A good majority of my apps were just at the tip of my fingertips. I didn’t need to do anything for Brave, Discord, or Signal. They were all available in the Arch repository. This is a bonus because I manually update Discord in Debian. It doesn’t, however, support one of my favorite apps… RIFT Intel Fusion Tool. There are a couple of things wrong with that app in Cachy. First off, the app doesn’t minimize to the ‘system tray’ like it does in Debian, and secondly, it complains on startup that some X11 tools don’t exist. I have a general idea as to why the X11 tools aren’t around, but the not minimizing to the system tray… that’s a new one. 1Password wasn’t anywhere to be found though—maybe it’s an AUR package? I had to checkout a git repo and makepkg in there. So no auto-updates on that… Steam was available in the Arch repos and freaking installed in like 10 seconds. Glad almost all of my software was in the repos.

Speed… that’s one thing this OS is not lacking in. Boot time is absurdly fast. Logging in is absurdly fast. Opening up Brave is absurdly fast. This OS goes FAST! It really makes me want to use it, but the downfalls so far are really weighing on me. I’ll give it some time.

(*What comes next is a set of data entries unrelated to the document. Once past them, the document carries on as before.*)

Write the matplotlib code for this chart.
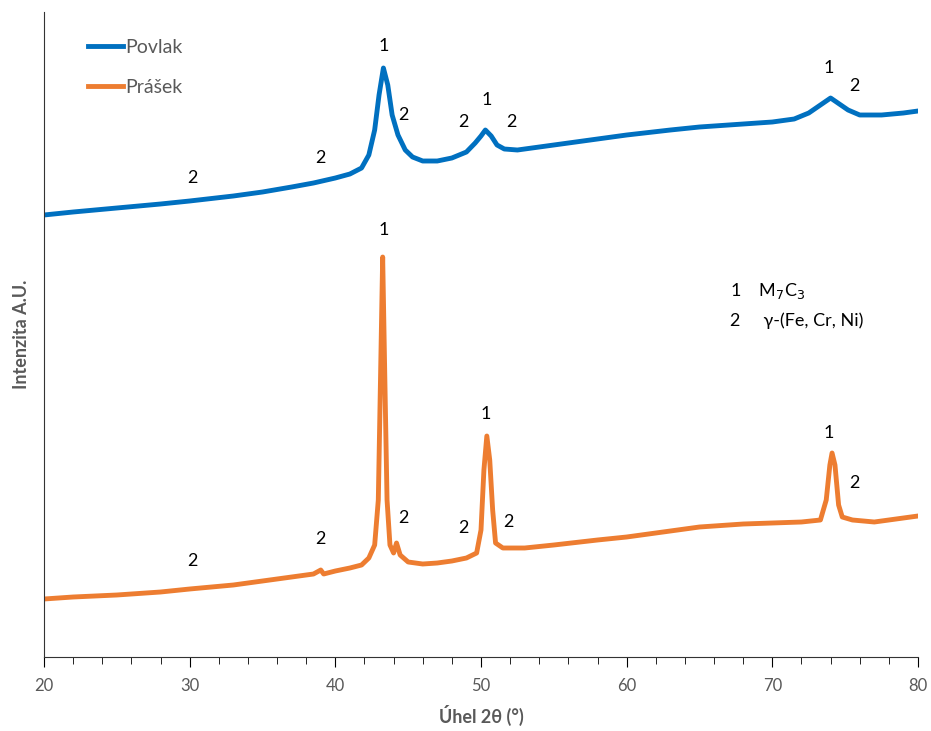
import matplotlib.pyplot as plt

# XRD patterns, values (arbitrary intensity units)
two_theta_povlak = [20, 22, 25, 28, 30, 33, 35, 37, 38.5, 40, 41, 41.8, 42.3, 42.7, 43.0, 43.3,
                    43.6, 43.9, 44.3, 44.8, 45.3, 46, 47, 48, 49, 49.6, 50.0, 50.3, 50.7, 51.1,
                    51.6, 52.5, 55, 58, 60, 63, 65, 68, 70, 71.5, 72.5, 73.3, 74.0, 74.6, 75.2,
                    76, 77.5, 79, 80]
int_povlak = [442, 445, 449, 453, 456, 461, 465, 470, 474, 479, 483, 489, 502, 527, 562, 589,
              572, 542, 522, 507, 500, 496, 496, 499, 505, 514, 521, 527, 521, 512,
              508, 507, 512, 518, 522, 527, 530, 533, 535, 538, 544, 552, 559, 553, 547,
              542, 542, 544, 546]

two_theta_prasek = [20, 22, 25, 28, 30, 33, 35, 37, 38.5, 39.0, 39.2, 40, 41, 41.8, 42.3, 42.7,
                    42.95, 43.1, 43.25, 43.4, 43.55, 43.75, 44.0, 44.2, 44.45, 45, 46, 47, 48,
                    49, 49.7, 50.0, 50.2, 50.4, 50.6, 50.8, 51.0, 51.5, 53, 55, 58, 60, 63, 65,
                    68, 70, 72, 73.3, 73.7, 73.95, 74.1, 74.3, 74.55, 74.8, 75.5, 77, 80]
int_prasek = [58, 60, 62, 65, 68, 72, 76, 80, 83, 87, 83, 86, 89, 92, 99, 112,
              157, 277, 400, 277, 157, 112, 104, 114, 102, 95, 93, 94, 96,
              99, 104, 127, 187, 221, 197, 147, 114, 109, 109, 112, 117, 120, 126, 130,
              133, 134, 135, 137, 157, 192, 204, 192, 152, 140, 137, 135, 141]

# phase labels: (text, 2theta, intensity)
labels_povlak = [("1", 43.3, 611), ("2", 44.7, 542), ("2", 48.8, 535), ("1", 50.4, 557),
                 ("2", 52.1, 535), ("2", 30.2, 479), ("2", 38.95, 499), ("1", 73.9, 589),
                 ("2", 75.6, 571)]
labels_prasek = [("1", 43.3, 427), ("2", 44.7, 139), ("2", 48.8, 129), ("1", 50.35, 243),
                 ("2", 51.9, 135), ("2", 30.2, 96), ("2", 38.95, 118), ("1", 73.9, 224),
                 ("2", 75.6, 174)]

povlak_color = '#0070C0'
prasek_color = '#ED7D31'
grey = '#595959'

plt.rcParams['font.family'] = ['Lato', 'DejaVu Sans']

fig = plt.figure(figsize=(9.31, 7.31), dpi=100)
ax = fig.add_axes([44 / 931, 74 / 731, 874 / 931, 645 / 731])

ax.plot(two_theta_povlak, int_povlak, color=povlak_color, lw=3.5, label='Povlak')
ax.plot(two_theta_prasek, int_prasek, color=prasek_color, lw=3.5, label='Prášek')

for txt, x, y in labels_povlak + labels_prasek:
    ax.text(x, y, txt, ha='center', va='center', fontsize=13, color='black')

ax.text(0.785, 0.567, "1    M$_7$C$_3$", transform=ax.transAxes, fontsize=13, va='center')
ax.text(0.785, 0.521, "2     γ-(Fe, Cr, Ni)", transform=ax.transAxes, fontsize=13, va='center')

ax.set_xlim(20, 80)
ax.set_ylim(0, 645)
ax.set_xticks(range(20, 81, 10))
ax.set_xticks(range(20, 81, 2), minor=True)
ax.tick_params(axis='x', which='major', length=7, colors='black', labelcolor=grey,
               labelsize=12, pad=8)
ax.tick_params(axis='x', which='minor', length=5, colors='black')
ax.set_yticks([])
for side in ['top', 'right']:
    ax.spines[side].set_visible(False)
ax.spines['left'].set_color('#333333')
ax.spines['bottom'].set_color('#333333')

ax.set_xlabel('Úhel 2θ (°)', fontsize=13, fontweight='bold', color=grey, labelpad=8)
ax.set_ylabel('Intenzita A.U.', fontsize=13, fontweight='bold', color=grey, labelpad=10)

leg = ax.legend(loc='upper left', bbox_to_anchor=(0.03, 0.985), frameon=False,
                fontsize=14, handlelength=1.8, handletextpad=0.15, labelspacing=1.15)
for t in leg.get_texts():
    t.set_color(grey)

fig.savefig('out.png', dpi=100)
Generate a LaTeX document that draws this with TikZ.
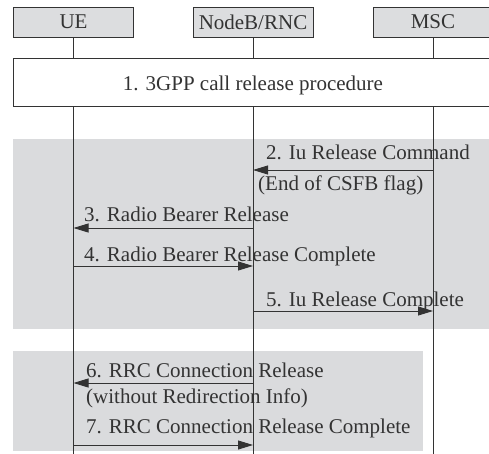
\documentclass[tikz,border=0pt]{standalone}
\usepackage{fontspec}
\setmainfont{Liberation Serif}
\usetikzlibrary{arrows.meta}
\definecolor{bandgray}{HTML}{DADBDD}
\definecolor{boxgray}{HTML}{DCDDDF}
\definecolor{inkgray}{HTML}{333333}
\tikzset{
  hdr/.style={draw=inkgray, fill=boxgray, line width=0.9pt, minimum width=120pt, minimum height=30pt, inner sep=0pt, text=inkgray, font=\fontsize{21}{25}\selectfont},
  procbox/.style={draw=inkgray, fill=white, line width=0.9pt, minimum height=48pt, inner sep=0pt},
  life/.style={draw=inkgray, line width=0.9pt},
  msg/.style={draw=inkgray, line width=0.9pt, -{Triangle[length=15pt,width=9pt]}},
  lbl/.style={anchor=base west, inner sep=0pt, text=inkgray, font=\fontsize{21}{25}\selectfont},
  band/.style={fill=bandgray, draw=none}
}
\begin{document}
\begin{tikzpicture}[x=1pt,y=-1pt]
\useasboundingbox (0,0) rectangle (489,453);
\clip (0,0) rectangle (489,453);
\fill[white] (0,0) rectangle (489,453);
% background bands
\fill[band] (13,139) rectangle (495,329);
\fill[band] (13,351) rectangle (423,451);
% headers
\node[hdr] (ue)  at (73.5,22) {UE};
\node[hdr] (rnc) at (253,22) {NodeB/RNC};
\node[hdr] (msc) at (433,22) {MSC};
% procedure box
\path (13,58) coordinate (pl) (495,106) coordinate (pr);
\node[procbox, minimum width=482pt, anchor=north west] (proc) at (13,58) {};
\node[lbl, anchor=base] (proctxt) at (253,90) {1. 3GPP call release procedure};
\coordinate (bot) at (0,460);
% lifelines
\draw[life] (ue.south) -- (ue |- proc.north);
\draw[life] (rnc.south) -- (rnc |- proc.north);
\draw[life] (msc.south) -- (msc |- proc.north);
\draw[life] (ue |- proc.south) -- (ue |- bot);
\draw[life] (rnc |- proc.south) -- (rnc |- bot);
\draw[life] (msc |- proc.south) -- (msc |- bot);
% messages
\draw[msg] (msc |- 0,170) -- (rnc |- 0,170);
\node[lbl] (m2) at (266,159) {2. Iu Release Command};
\node[lbl] (m2b) at (258,190) {(End of CSFB flag)};
\draw[msg] (rnc |- 0,228) -- (ue |- 0,228);
\node[lbl] (m3) at (84,221) {3. Radio Bearer Release};
\draw[msg] (ue |- 0,266) -- (rnc |- 0,266);
\node[lbl] (m4) at (84,261) {4. Radio Bearer Release Complete};
\draw[msg] (rnc |- 0,311) -- (msc |- 0,311);
\node[lbl] (m5) at (266,306) {5. Iu Release Complete};
\draw[msg] (rnc |- 0,383) -- (ue |- 0,383);
\node[lbl] (m6) at (86,377) {6. RRC Connection Release};
\node[lbl] (m6b) at (86,403) {(without Redirection Info)};
\draw[msg] (ue |- 0,445) -- (rnc |- 0,445);
\node[lbl] (m7) at (86,433) {7. RRC Connection Release Complete};
\end{tikzpicture}
\end{document}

I’m pretty sure I have now found my final configuration. Debian as my stable OS where I do most of my computing, and CachyOS where I go to play with the most recent software and explore Linux. I do love learning, and the GNU/Linux ecosystem is amazingly deep and complex. Being exposed to a bleeding-edge OS will be good for me. Although I’ve never really cared about the latest and greatest OS—stability has always reigned supreme with me—knowing what’s coming and maybe even getting tapped into the Arch/CachyOS community would be good to expand my knowledge of what’s out there.